Effect of sludge management strategies on minimizing global warming potential at a municipal wastewater treatment plant of a metropolitan city


Fresenius Environmental Bulletin, vol.23, no.12, pp.3153-3160, 2014 (SCI-Expanded) identifier identifier

  • Publication Type: Article / Article
  • Volume: 23 Issue: 12
  • Publication Date: 2014
  • Journal Name: Fresenius Environmental Bulletin
  • Journal Indexes: Science Citation Index Expanded (SCI-EXPANDED), Scopus
  • Page Numbers: pp.3153-3160
  • Keywords: biomethane production, energy recovery, Global warming potential (GWP), kitchen waste integration, sludge disposal, GREENHOUSE GASES, DISPOSERS, COMPOST
  • Istanbul Technical University Affiliated: Yes


In this paper, improvement in biogas production and its total energy equivalence were evaluated in the case of kitchen waste (KW) integration, and results were compared with the current situation (without KW integration) at a municipal wastewater treatment plant (WWTP) located in one of the metropolitan cities in Turkey. Moreover, the effect of different sludge disposal alternatives (e.g. co-combustion, composting, etc.) was discussed from the aspects including energy consumption/ production and the greenhouse gases (GHGs) emission, while comparing the results with the current sludge disposal via uncontrolled landfilling. In the current situation, about 18% of the annual electricity requirement of the WWTP could be provided from the produced biogas by mesophilic digestion, whereas more than half of the annual electricity requirement could be provided with KW integration when the operational temperature of the anaerobic digestion is shifted to thermophilic condition. At the same time, all heat requirements could be supplied with the produced biogas for each case. Moreover, substantial excess heat (i.e. 3 times more in the case of thermophilic digestion and KW integration) is obtained which can be utilized elsewhere in the premises of the WWTP. When global warming potential (GWP) of the WWTP is evaluated in terms of current sludge disposal method; results indicated ca. 416, 604 and 509 kg CO2-eq/person/year emission factors without and with KW integration at mesophilic and with KW integration at thermophilic digestion, respectively.

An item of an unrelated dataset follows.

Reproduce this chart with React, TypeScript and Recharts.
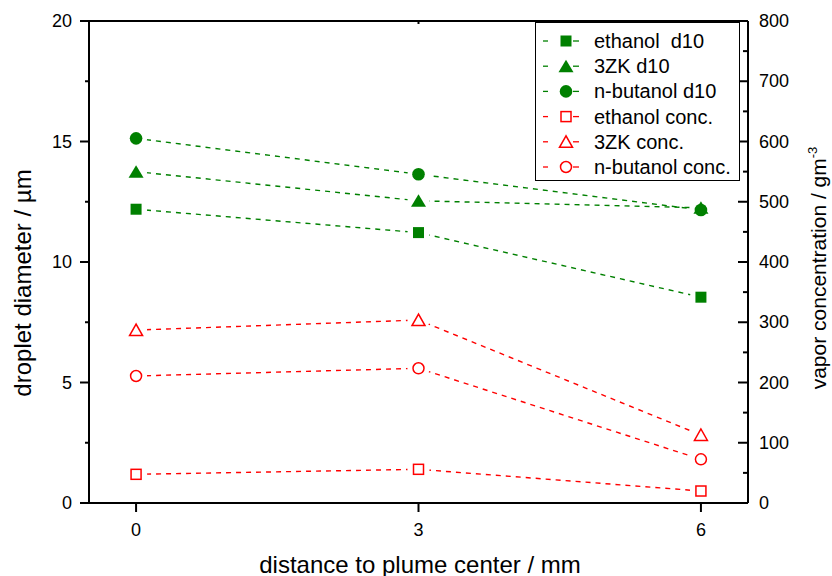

Moreover, in terms of composting (for both land use and peat substitution) and co-combustion alternatives for each option, minimum GWP is found when sludge is disposed of via co-combustion after mesophilic digestion with ca. -267 kg CO2-eq/person/year. Hence, the WWTPs should be operated and/or upgraded regarding not only energy saving but also GHGs emission decrease that is worldwide concern from the point of global warming.